Prove that the following operator is bounded, self-adjoint and compact.

Question

Let $$(Tf)(x) = \int_{0}^{1} \sinh(x-t)f(t)dt$$ be an operator on $L^2\left([0,1]\right)$.

Show that it is bounded, self-adjoint and compact. Find its norm.

As I understand, if I prove that it is self-adjoint and compact, then I can try to find its eigenvalues, because $\| T \| = \sup |\lambda| $.

I tried to show, that $T$ is bounded by definition: $$\|Tf\|^2 = \int_{0}^{1} \left| \int_{0}^{1} \sinh(x-t)f(t) dt \right|^2 dx \ .$$ However, I have no idea how to get $C \|f\|$ on the right-hand sight.

Compactness imply boundedness, but I don't see how can I prove it too. And the same with self-adjointness.

Answer 1

Note that $$ \sinh(x-t)=\sinh(x)\cosh(t)-\cosh(x)\sinh(t) $$ Therefore your operator $T$ is rank 2 operator, which makes it bounded and compact: $$ Tf = (f,c)s-(f,s)c. $$ And $T$ is anti-symmetric because $$ (Tf,g) = ((f,c)s-(f,s)c,g)=(f,c)(s,g)-(f,s)(c,g) \\ (f,Tg) = (f,(g,c)s-(g,s)c)=(c,g)(f,s)-(s,g)(f,c) \\ (Tf,g) = -(f,Tg). $$ The norm is reduce to that of a two-dimensional operator.

Answer 2

Cauchy Schwartz gives $|Tf(x)|^2 \le \int_I \sinh^2(x-t) dt \|f\|^2$ and so $\|Tf\| \le \sqrt{\int_I \int_I \sinh^2(x-t) dt dx} \|f\|$ (this is a Hilbert Schmidt operator).

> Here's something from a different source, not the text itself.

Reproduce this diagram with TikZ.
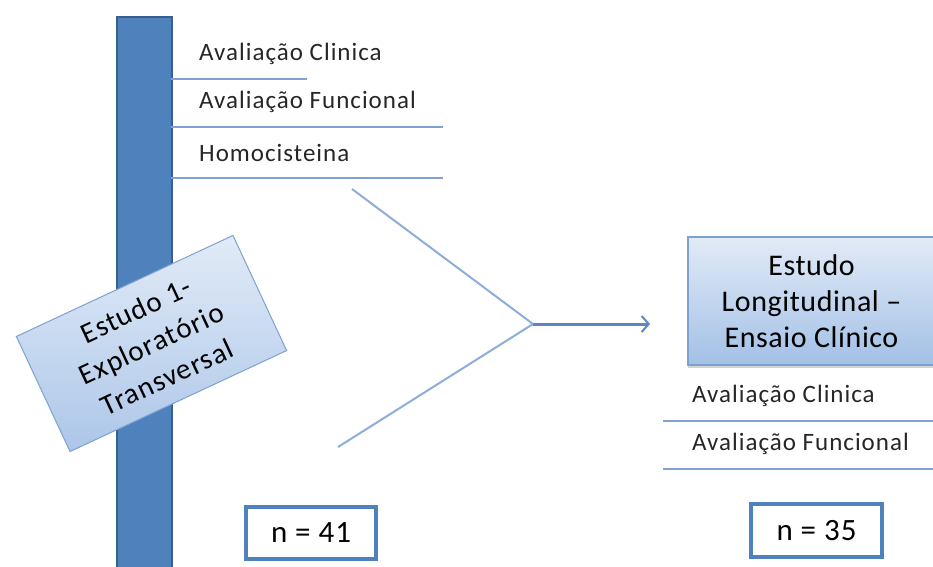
\documentclass[tikz,border=0pt]{standalone}
\usepackage{fontspec}
\setmainfont{Carlito}
\usetikzlibrary{arrows.meta,shadows}
\definecolor{barfill}{HTML}{4F81BD}
\definecolor{bardraw}{HTML}{3A5F8C}
\definecolor{sepline}{HTML}{7FA2D2}
\definecolor{convline}{HTML}{8FADD9}
\definecolor{arrline}{HTML}{5B86C2}
\definecolor{boxtop}{HTML}{E2EBF7}
\definecolor{boxbot}{HTML}{A3C0E6}
\definecolor{boxdraw}{HTML}{7DA2CF}
\definecolor{nborder}{HTML}{4F81BD}
\tikzset{
  bar/.style={fill=barfill, draw=bardraw, line width=1.5pt},
  sep/.style={draw=sepline, line width=1.6pt},
  lbl/.style={anchor=west, inner sep=0pt, font=\fontsize{25}{28}\selectfont\addfontfeatures{LetterSpace=4}, text=black!85},
  conv/.style={draw=convline, line width=2pt},
  mainarr/.style={draw=arrline, line width=3pt, -{Straight Barb[length=7pt,width=16pt,line width=2pt]}},
  tbox/.style={draw=boxdraw, line width=1pt, top color=boxtop, bottom color=boxbot!90, align=center,
     font=\fontsize{29}{37}\selectfont\addfontfeatures{LetterSpace=4}, inner sep=0pt},
  rbox/.style={draw=boxdraw, line width=1.2pt, top color=boxtop, bottom color=boxbot, align=center,
     font=\fontsize{30}{36}\selectfont\addfontfeatures{LetterSpace=2}, inner sep=0pt, drop shadow={shadow xshift=0pt, shadow yshift=-3pt, opacity=0.35}},
  nbox/.style={draw=nborder, line width=3.5pt, fill=white, font=\fontsize{31}{34}\selectfont\addfontfeatures{LetterSpace=3}, inner sep=0pt}
}
\begin{document}
\begin{tikzpicture}[x=1pt,y=-1pt]
\useasboundingbox (0,0) rectangle (933,566);
% vertical bar
\node[bar, minimum width=55pt, minimum height=560pt, anchor=north west, inner sep=0pt] (bar) at (116,16) {};
% separator lines (left)
\draw[sep] (171,79) -- (307,79);
\draw[sep] (171,127) -- (443,127);
\draw[sep] (171,178) -- (443,178);
% left labels
\node[lbl] (lc) at (199,54) {Avaliação Clinica};
\node[lbl] (lf) at (199,102) {Avaliação Funcional};
\node[lbl] (lh) at (199,153) {Homocisteina};
% converging lines and arrow
\coordinate (u) at (352,189);
\coordinate (l) at (338,447);
\coordinate (j) at (533,324);
\coordinate (tip) at (650,324);
\draw[conv] (u) -- (j) -- (l);
\draw[mainarr] (j) -- (tip);
% right box
\node[rbox, minimum width=247pt, minimum height=128pt] (long) at (811.5,301) {Estudo\\Longitudinal –\\Ensaio Clínico};
% right separators and labels
\node[lbl] (rc) at (692,396) {Avaliação Clinica};
\node[lbl] (rf) at (692,444) {Avaliação Funcional};
\draw[sep] (663,421) -- (933,421);
\draw[sep] (663,469) -- (933,469);
% rotated box
\node[tbox, rotate=25, minimum width=239pt, minimum height=127pt] (e1) at (151.5,343.5) {Estudo 1-\\Exploratório\\Transversal};
% n boxes
\node[nbox, minimum width=130pt, minimum height=52pt] (n41) at (311,533) {n = 41};
\node[nbox, minimum width=131pt, minimum height=53pt] (n35) at (816.5,530.5) {n = 35};
\end{tikzpicture}
\end{document}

Note that \begin{eqnarray} \langle g , T f \rangle &=& \int_I g(x) (Tf)(x) dx \\ &=& \int_I \int _I g(x) \sinh (x-t) f(t) dt dx \\ &=& \int_I \int _I g(t) \sinh (t-x) f(x) dt dx \\ &=& -\int_I \int _I g(t) \sinh (x-t) f(x) dt dx \\ &=& -\langle Tg , f \rangle \end{eqnarray} and so $T^* = -T$.

To show that it is compact, one standard approach is to show that $T$ is the limit of finite rank operators. To do this, one can get the Fourier expansion of $K(x,y) = \sinh (x-y)$ in terms of the basis functions $e_{mn}(s,t)= e_m(s) e_n(t)$, where $e_k(\omega) = e^{i 2 k\pi \omega }$ and approximate $K$ by a truncated Fourier series. The resulting operators have finite rank and converge to $T$.